The wellbeing of the elderly in New Zealand will take a big step forward as a result of health concessions announced Budget 2018, according to advocate and Grey Power Napier member Maxine Boag.
On her way home from a Grey Power meeting in Palmerston North yesterday, she said members would be delighted with the health funding increase which is expected to see cuts to doctors fees and hospital waiting lists.
"We're thrilled," she said. "It's a big issue for the older generation, but we don't know how it will trickle down to Hawke's Bay.
"It's great that quite a lot of pensioners will be seeing reduced fees at the doctor," she said.
It is, she said, a fact of life that as people get older they tend to see the doctor more regularly, at a time the ability to afford it may be less.
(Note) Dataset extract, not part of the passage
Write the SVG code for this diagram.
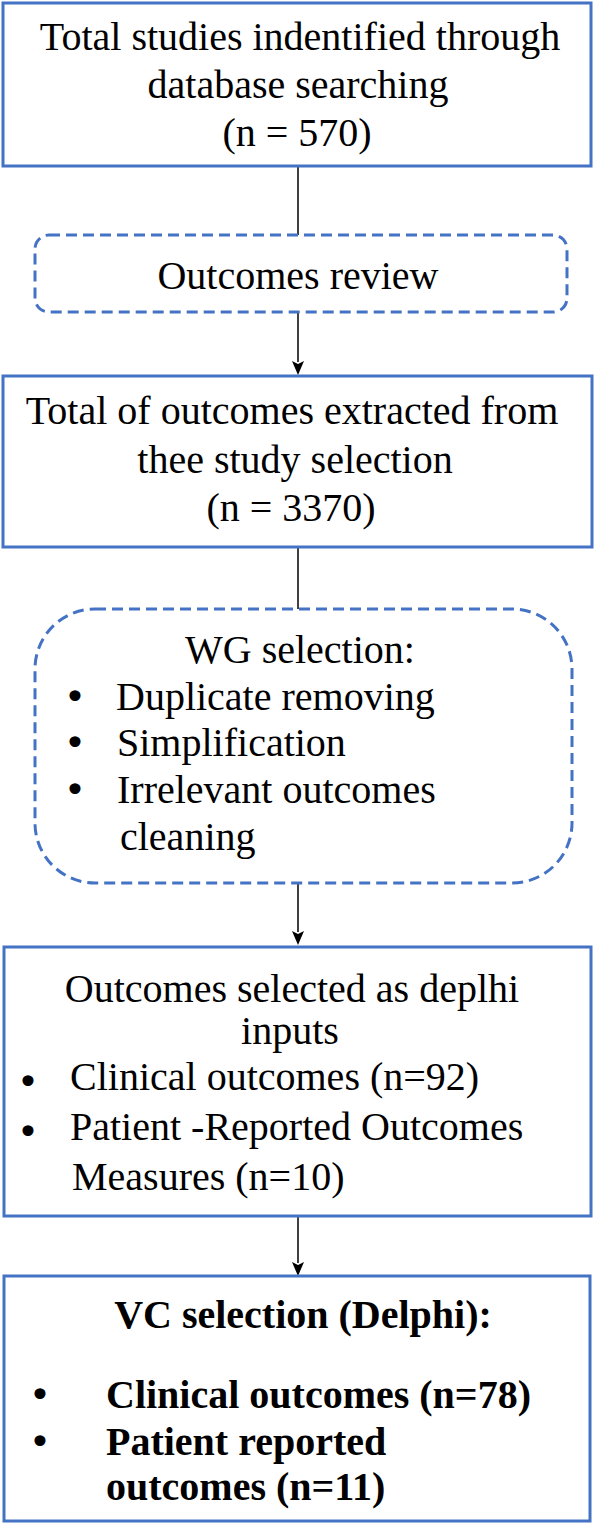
<svg xmlns="http://www.w3.org/2000/svg" width="594" height="1524" viewBox="0 0 594 1524">
<style>
.box{fill:#fff;stroke:#4472C4;stroke-width:3}
.dash{fill:#fff;stroke:#4472C4;stroke-width:3;stroke-dasharray:11 6}
text{font-family:"Liberation Serif","Times New Roman",serif;font-size:40px;fill:#000}
.c{text-anchor:middle}
.b{font-weight:bold}
.bu{font-family:"DejaVu Sans",sans-serif;font-size:38px;font-weight:normal;text-anchor:middle}
.ln{stroke:#000;stroke-width:1.5;fill:none}
</style>
<rect width="594" height="1524" fill="#fff"/>
<g id="connectors">
<line class="ln" x1="298" y1="167" x2="298" y2="235"/>
<line class="ln" x1="298" y1="312" x2="298" y2="362"/>
<path d="M292,361 L298,364 L304,361 L298,375 z" fill="#000"/>
<line class="ln" x1="298" y1="548" x2="298" y2="609"/>
<line class="ln" x1="298" y1="884" x2="298" y2="932"/>
<path d="M292,931 L298,934 L304,931 L298,945 z" fill="#000"/>
<line class="ln" x1="298" y1="1217" x2="298" y2="1263"/>
<path d="M292,1262 L298,1265 L304,1262 L298,1276 z" fill="#000"/>
</g>
<g id="n1">
<rect class="box" x="3" y="3" width="588" height="163"/>
<text class="c" x="300" y="50">Total studies indentified through</text>
<text class="c" x="298" y="98">database searching</text>
<text class="c" x="297" y="146">(n = 570)</text>
</g>
<g id="n2">
<rect class="dash" x="35" y="235" width="532" height="77" rx="14"/>
<text class="c" x="298" y="289">Outcomes review</text>
</g>
<g id="n3">
<rect class="box" x="3" y="376" width="589" height="171"/>
<text class="c" x="292" y="424">Total of outcomes extracted from</text>
<text class="c" x="295" y="473">thee study selection</text>
<text class="c" x="291" y="521">(n = 3370)</text>
</g>
<g id="n4">
<rect class="dash" x="35" y="609" width="537" height="274" rx="60"/>
<text class="c" x="300" y="663">WG selection:</text>
<text y="710"><tspan class="bu" x="75">•</tspan><tspan x="116">Duplicate removing</tspan></text>
<text y="756"><tspan class="bu" x="75">•</tspan><tspan x="117">Simplification</tspan></text>
<text y="803"><tspan class="bu" x="75">•</tspan><tspan x="117">Irrelevant outcomes</tspan></text>
<text x="120" y="850">cleaning</text>
</g>
<g id="n5">
<rect class="box" x="4" y="947" width="587" height="269"/>
<text class="c" x="292" y="1002">Outcomes selected as deplhi</text>
<text class="c" x="290" y="1044">inputs</text>
<text y="1090"><tspan class="bu" x="28" dy="5">•</tspan><tspan x="70" dy="-5">Clinical outcomes (n=92)</tspan></text>
<text y="1140"><tspan class="bu" x="28" dy="5">•</tspan><tspan x="70" dy="-5">Patient -Reported Outcomes</tspan></text>
<text x="72" y="1190">Measures (n=10)</text>
</g>
<g id="n6">
<rect class="box" x="4" y="1276" width="586" height="245"/>
<text class="c b" x="303" y="1328">VC selection (Delphi):</text>
<text class="b" y="1408"><tspan class="bu" x="40">•</tspan><tspan x="106">Clinical outcomes (n=78)</tspan></text>
<text class="b" y="1455"><tspan class="bu" x="40">•</tspan><tspan x="106">Patient reported</tspan></text>
<text class="b" x="106" y="1500">outcomes (n=11)</text>
</g>
</svg>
"Being asked to pay $41 every time you go to the doctor ... Well that's why they go to the emergency department at the hospital. Hopefully more will go the doctor instead."
She said greater funding for district health boards should shorten hospital lists, and mean those waiting for important operations such as hip replacements — including some in "a lot of pain" — won't have to wait "so long".
She said there will be benefits for pensioners in the budget, including the announcement of the building of 1600 state houses a year, up from the original promise of 1000 a year.
"The housing shortage affects a lot of people's wellbeing, and the waiting list has absolutely skyrocketed," she said. "In Napier, huge numbers are waiting."
She said steps announced in the budget seemed to be "a recognition that some of these services need a real boost".
"While the elderly aren't ill, of course, it is an ageing population," said Boag.
She has been an advocate for social change, including housing issues highlighted by the demolition of several hundred state housing units and houses in Hawke's Bay.
"We have people with needs that haven't been met under the previous government."